We will write a small FastAPI app that takes image as input and outputs predicted labels. The FastAPI app will have three endpoints - /readiness, /, and /segment. Remember that the /readiness endpoint is used by Tensorkube to check the health of your deployments.

main.py
import torch
from fastapi import FastAPI, UploadFile, File, Form
from sam2.build_sam import build_sam2
from sam2.sam2_image_predictor import SAM2ImagePredictor
import shutil
import numpy as np
import json
from PIL import Image

app = FastAPI()
checkpoint = "./checkpoints/sam2_hiera_large.pt"
model_cfg = "sam2_hiera_l.yaml"
predictor = SAM2ImagePredictor(build_sam2(model_cfg, checkpoint))

@app.get("/")
async def root():
    is_cuda_available = torch.cuda.is_available()
    return {
        "message": "Hello World-2",
        "cuda_available": is_cuda_available,
    }

@app.get("/readiness")
async def readiness():
    return {"status": "ready"}

# an inference endpoint for text generation
@app.post("/segment")
async def generate_text(data: str = Form(...), image: UploadFile = File(...)):
    with open(image.filename, 'wb') as buffer:
        shutil.copyfileobj(image.file, buffer)

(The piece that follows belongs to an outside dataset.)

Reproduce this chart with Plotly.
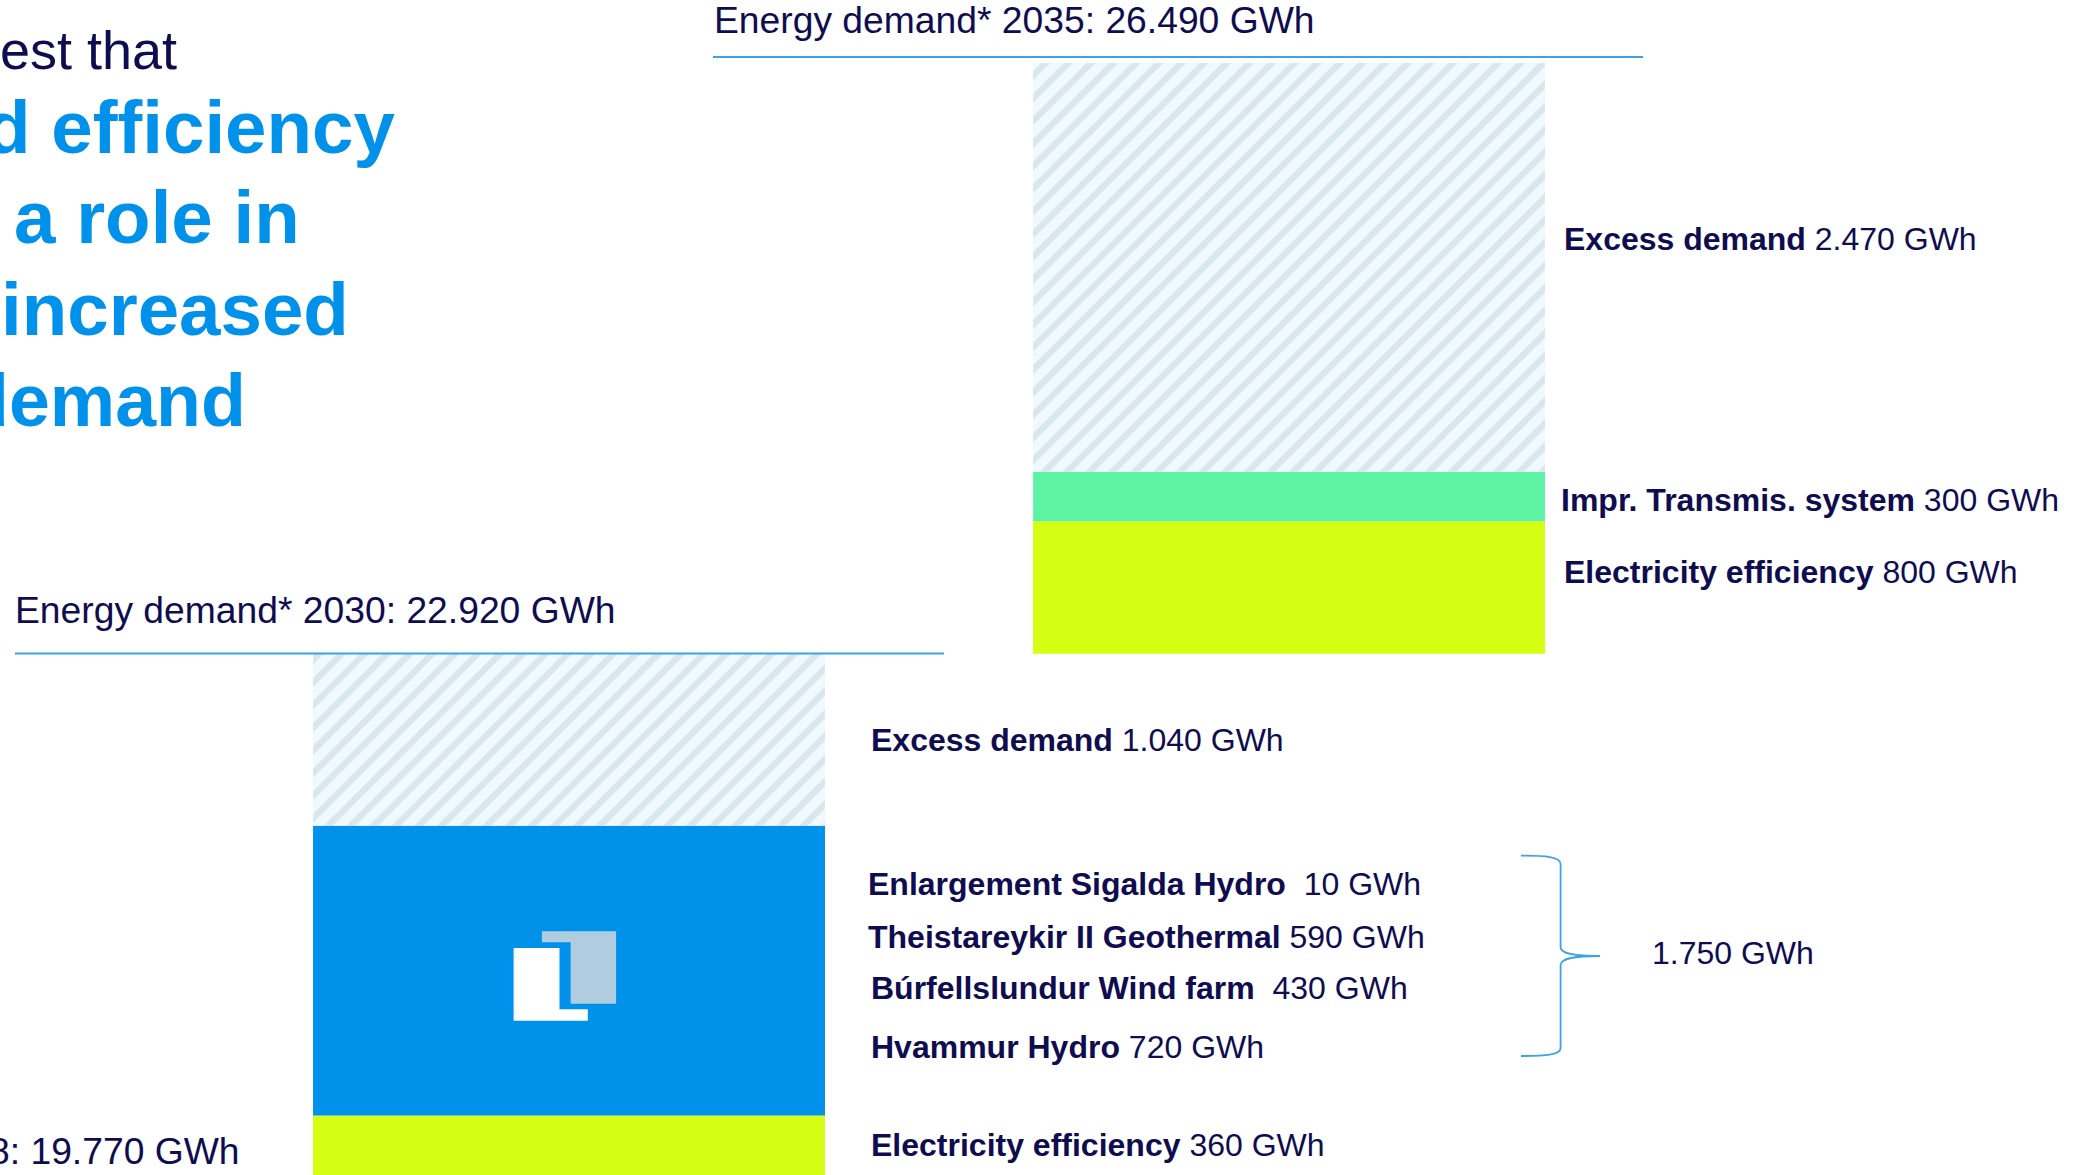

    data = json.loads(data)

    with torch.inference_mode(), torch.autocast("cuda", dtype=torch.bfloat16):
        img = np.array(Image.open(image.filename).convert("RGB"))
        predictor.set_image(img)
        input_point = np.array([data["point"]])
        input_label = np.array(data["label"])
        print(data["point"])
        print(data["label"])
        masks, scores, logits = predictor.predict(point_coords=input_point, 
                                                  point_labels=input_label,
                                                  multimask_output=True,)
        sorted_ind = np.argsort(scores)[::-1]
        masks = masks[sorted_ind]
        scores = scores[sorted_ind]
        logits = logits[sorted_ind]
        return {"masks": masks.tolist(), "scores": scores.tolist(), "logits": logits.tolist()}

Environment files (Dockerfile)

Next, create a Dockerfile for your FastAPI app. Given below is a simple Dockerfile that you can use:

Dockerfile
# Use the nvidia cuda base image
FROM nvidia/cuda:12.1.1-devel-ubuntu22.04
# Update and install required packages
RUN apt-get update && apt-get install -y \
    python3.10 \
    python3.10-dev \
    python3-pip \
    git \
    wget \
    && rm -rf /var/lib/apt/lists/*
# Set Python 3.10 as the default Python version
RUN ln -s /usr/bin/python3.10 /usr/bin/python
# Upgrade pip
RUN pip3 install --no-cache-dir --upgrade pip \
    && pip install transformers \
    && pip install --upgrade torch fastapi uvicorn pydantic huggingface_hub torchvision packaging setuptools python-multipart \
    && git clone https://github.com/facebookresearch/segment-anything-2.git \
    && pip install -e segment-anything-2
# Set working directory
WORKDIR /code
# Run the downloader script to download the model
RUN mkdir checkpoints \
    && cd checkpoints \
    && wget https://dl.fbaipublicfiles.com/segment_anything_2/072824/sam2_hiera_large.pt \
    && cd ..
COPY main.py /code/main.py
EXPOSE 80
# Start a uvicorn server on port 80
CMD ["uvicorn", "main:app", "--host", "0.0.0.0", "--port", "80"]

Deploying the app

SAM2 is now ready to be deployed on Tensorkube. Navigate to your project root and run the following command:

tensorkube deploy --gpus 1 --gpu-type a10g

SAM2 is now deployed on your AWS account. You can access your app at the URL provided in the output or using the following command:

tensorkube list deployments

And that’s it! You have successfully deployed SAM2 on serverless GPUs using Tensorkube. 🚀

To test it out you can run the following command by replacing the URL with the one provided in the output:


curl -X POST <YOUR_APP_URL_HERE>/segment -H "accept: application/json" -H "Content-Type: multipart/form-data" -F "data={\"point\": [100, 200], \"label\": [1]}" -F "image=@./img_car.jpeg"

You can also use the readiness endpoint to wake up your nodes in case you are expecting incoming traffic

curl <YOUR_APP_URL_HERE>/readiness